To do: Skip the pictures, please, and write out exactly the lines from the opening of the data through the line containing "graphics (http://sidc.be/silso) Royal".

Dataset extract:
************

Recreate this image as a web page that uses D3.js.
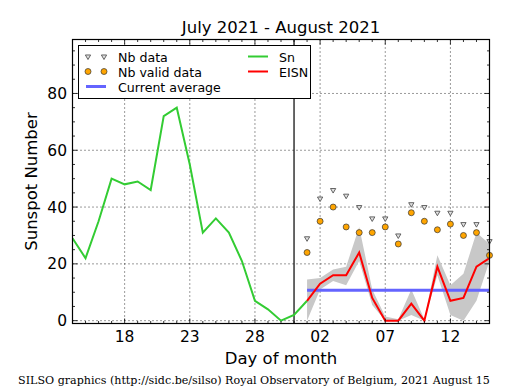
<!DOCTYPE html>
<html>
<head>
<meta charset="utf-8">
<script src="https://cdn.jsdelivr.net/npm/d3@7"></script>
<style>
  html, body { margin: 0; padding: 0; background: #fff; }
  svg { display: block; }
  text { font-family: "DejaVu Sans", sans-serif; fill: #000; }
</style>
</head>
<body>
<svg id="chart" width="515" height="390"></svg>
<script>
// ---- data ----
// day index: July = day of month, August = 31 + day of month
const snDays   = [14,15,16,17,18,19,20,21,22,23,24,25,26,27,28,29,30,31,32];
const snValues = [29,22,35,50,48,49,46,72,75,55,31,36,31,21,7,4,0,2,7];

const eisnDays   = [32,33,34,35,36,37,38,39,40,41,42,43,44,45,46];
const eisnValues = [7,13,16,16,24,8,0,0,6,0,19,7,8,19,22];
const bandUpper  = [14.5,15,18,19,33,11,1.5,0.5,11,0.5,23,12.5,16.5,31,27];
const bandLower  = [0,11,14,12.5,21,5.5,0,0,2,0,16,2,0,7,21];
const nbData      = [29,43,46,44,40,36,36,30,41,40,38,38,34,34,28];
const nbValidData = [24,35,40,33,31,31,33,27,38,35,32,34,30,31,23];
const currentAverage = 10.7;
const separatorDay = 31;

const xTickDays   = [18,23,28,33,38,43];
const xTickLabels = ["18","23","28","02","07","12"];
const yTicks = [0,20,40,60,80];

const titleText = "July 2021 - August 2021";
const xLabel = "Day of month";
const yLabel = "Sunspot Number";
const footer = "SILSO graphics (http://sidc.be/silso) Royal Observatory of Belgium, 2021 August 15";

// ---- layout ----
const L = 72.5, R = 489.5, T = 39.5, B = 323.5;
const x = d3.scaleLinear().domain([14, 46]).range([L, R]);
const y = d3.scaleLinear().domain([-1, 99]).range([B, T]);

const svg = d3.select("#chart");

svg.append("defs").append("clipPath").attr("id", "clip")
  .append("rect").attr("x", L).attr("y", T).attr("width", R - L).attr("height", B - T);

// grid
const grid = svg.append("g");
xTickDays.forEach(d => {
  grid.append("line").attr("x1", x(d)).attr("x2", x(d)).attr("y1", T).attr("y2", B)
    .attr("stroke", "#000").attr("stroke-width", 0.8).attr("stroke-dasharray", "1,3");
});
yTicks.forEach(v => {
  grid.append("line").attr("x1", L).attr("x2", R).attr("y1", y(v)).attr("y2", y(v))
    .attr("stroke", "#000").attr("stroke-width", 0.8).attr("stroke-dasharray", "1,3");
});

const plot = svg.append("g").attr("clip-path", "url(#clip)");

// band
const bandData = eisnDays.map((d, i) => ({d, lo: bandLower[i], hi: bandUpper[i]}));
plot.append("path").datum(bandData)
  .attr("d", d3.area().x(p => x(p.d)).y0(p => y(p.lo)).y1(p => y(p.hi)))
  .attr("fill", "#c8c8c8").attr("stroke", "none");

// vertical separator
plot.append("line").attr("x1", x(separatorDay)).attr("x2", x(separatorDay))
  .attr("y1", T).attr("y2", B).attr("stroke", "#000").attr("stroke-width", 1.2);

// current average
plot.append("line").attr("x1", x(eisnDays[0])).attr("x2", x(eisnDays[eisnDays.length - 1]))
  .attr("y1", y(currentAverage)).attr("y2", y(currentAverage))
  .attr("stroke", "#6464ff").attr("stroke-width", 3);

// Sn line
const line = d3.line().x(p => x(p[0])).y(p => y(p[1]));
plot.append("path").datum(snDays.map((d, i) => [d, snValues[i]]))
  .attr("d", line).attr("fill", "none").attr("stroke", "#33cc33").attr("stroke-width", 2);

// EISN line
plot.append("path").datum(eisnDays.map((d, i) => [d, eisnValues[i]]))
  .attr("d", line).attr("fill", "none").attr("stroke", "#ff0000").attr("stroke-width", 2);

// markers
const tri = d3.symbol().type(d3.symbolTriangle).size(12);
function drawTri(g, cx, cy) {
  g.append("path").attr("d", tri()).attr("transform", `translate(${cx},${cy}) rotate(180)`)
    .attr("fill", "#e0e0e0").attr("stroke", "#555").attr("stroke-width", 0.9);
}
function drawCirc(g, cx, cy) {
  g.append("circle").attr("cx", cx).attr("cy", cy).attr("r", 3)
    .attr("fill", "#ffa500").attr("stroke", "#333").attr("stroke-width", 0.7);
}
eisnDays.forEach((d, i) => drawTri(svg, x(d), y(nbData[i])));
eisnDays.forEach((d, i) => drawCirc(svg, x(d), y(nbValidData[i])));

// ticks (inward, all four sides)
const tk = svg.append("g").attr("stroke", "#000").attr("stroke-width", 0.8);
for (let d = 14; d <= 46; d++) {
  const major = xTickDays.includes(d);
  const len = major ? 5 : 2.5;
  tk.append("line").attr("x1", x(d)).attr("x2", x(d)).attr("y1", B).attr("y2", B - len);
  tk.append("line").attr("x1", x(d)).attr("x2", x(d)).attr("y1", T).attr("y2", T + len);
}
for (let v = 0; v <= 95; v += 5) {
  const major = v % 20 === 0;
  const len = major ? 5 : 2.5;
  tk.append("line").attr("x1", L).attr("x2", L + len).attr("y1", y(v)).attr("y2", y(v));
  tk.append("line").attr("x1", R).attr("x2", R - len).attr("y1", y(v)).attr("y2", y(v));
}

// frame
svg.append("rect").attr("x", L).attr("y", T).attr("width", R - L).attr("height", B - T)
  .attr("fill", "none").attr("stroke", "#000").attr("stroke-width", 1.2);

// tick labels
xTickDays.forEach((d, i) => {
  svg.append("text").attr("x", x(d)).attr("y", 342).attr("text-anchor", "middle")
    .attr("font-size", 15.5).text(xTickLabels[i]);
});
yTicks.forEach(v => {
  svg.append("text").attr("x", 67).attr("y", y(v) + 5.5).attr("text-anchor", "end")
    .attr("font-size", 15.5).text(v);
});

// titles
svg.append("text").attr("x", (L + R) / 2).attr("y", 33).attr("text-anchor", "middle")
  .attr("font-size", 16.5).text(titleText);
svg.append("text").attr("x", (L + R) / 2).attr("y", 364).attr("text-anchor", "middle")
  .attr("font-size", 16.5).text(xLabel);
svg.append("text").attr("transform", `translate(37,${(T + B) / 2}) rotate(-90)`)
  .attr("text-anchor", "middle").attr("font-size", 16.5).text(yLabel);
svg.append("text").attr("x", 254).attr("y", 384).attr("text-anchor", "middle")
  .style("font-family", "'DejaVu Serif', serif")
  .attr("font-size", 11.1).text(footer);

// legend
const lg = svg.append("g");
lg.append("rect").attr("x", 78.5).attr("y", 45.5).attr("width", 232).attr("height", 53)
  .attr("fill", "#fff").attr("stroke", "#000").attr("stroke-width", 1);
const fs = 12.6;
drawTri(lg, 88, 56.5); drawTri(lg, 104, 56.5);
lg.append("text").attr("x", 118).attr("y", 61.5).attr("font-size", fs).text("Nb data");
drawCirc(lg, 88, 71.5); drawCirc(lg, 104, 71.5);
lg.append("text").attr("x", 118).attr("y", 76.5).attr("font-size", fs).text("Nb valid data");
lg.append("line").attr("x1", 86).attr("x2", 106).attr("y1", 86.5).attr("y2", 86.5)
  .attr("stroke", "#6464ff").attr("stroke-width", 3);
lg.append("text").attr("x", 118).attr("y", 91.5).attr("font-size", fs).text("Current average");
lg.append("line").attr("x1", 248).attr("x2", 268).attr("y1", 56.5).attr("y2", 56.5)
  .attr("stroke", "#33cc33").attr("stroke-width", 2);
lg.append("text").attr("x", 279).attr("y", 61.5).attr("font-size", fs).text("Sn");
lg.append("line").attr("x1", 248).attr("x2", 268).attr("y1", 71.5).attr("y2", 71.5)
  .attr("stroke", "#ff0000").attr("stroke-width", 2);
lg.append("text").attr("x", 279).attr("y", 76.5).attr("font-size", fs).text("EISN");
</script>
</body>
</html>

************

Exercise output:
Recreate this image as a web page that uses D3.js.
<!DOCTYPE html>
<html>
<head>
<meta charset="utf-8">
<script src="https://cdn.jsdelivr.net/npm/d3@7"></script>
<style>
  html, body { margin: 0; padding: 0; background: #fff; }
  svg { display: block; }
  text { font-family: "DejaVu Sans", sans-serif; fill: #000; }
</style>
</head>
<body>
<svg id="chart" width="515" height="390"></svg>
<script>
// ---- data ----
// day index: July = day of month, August = 31 + day of month
const snDays   = [14,15,16,17,18,19,20,21,22,23,24,25,26,27,28,29,30,31,32];
const snValues = [29,22,35,50,48,49,46,72,75,55,31,36,31,21,7,4,0,2,7];

const eisnDays   = [32,33,34,35,36,37,38,39,40,41,42,43,44,45,46];
const eisnValues = [7,13,16,16,24,8,0,0,6,0,19,7,8,19,22];
const bandUpper  = [14.5,15,18,19,33,11,1.5,0.5,11,0.5,23,12.5,16.5,31,27];
const bandLower  = [0,11,14,12.5,21,5.5,0,0,2,0,16,2,0,7,21];
const nbData      = [29,43,46,44,40,36,36,30,41,40,38,38,34,34,28];
const nbValidData = [24,35,40,33,31,31,33,27,38,35,32,34,30,31,23];
const currentAverage = 10.7;
const separatorDay = 31;

const xTickDays   = [18,23,28,33,38,43];
const xTickLabels = ["18","23","28","02","07","12"];
const yTicks = [0,20,40,60,80];

const titleText = "July 2021 - August 2021";
const xLabel = "Day of month";
const yLabel = "Sunspot Number";
const footer = "SILSO graphics (http://sidc.be/silso) Royal Observatory of Belgium, 2021 August 15";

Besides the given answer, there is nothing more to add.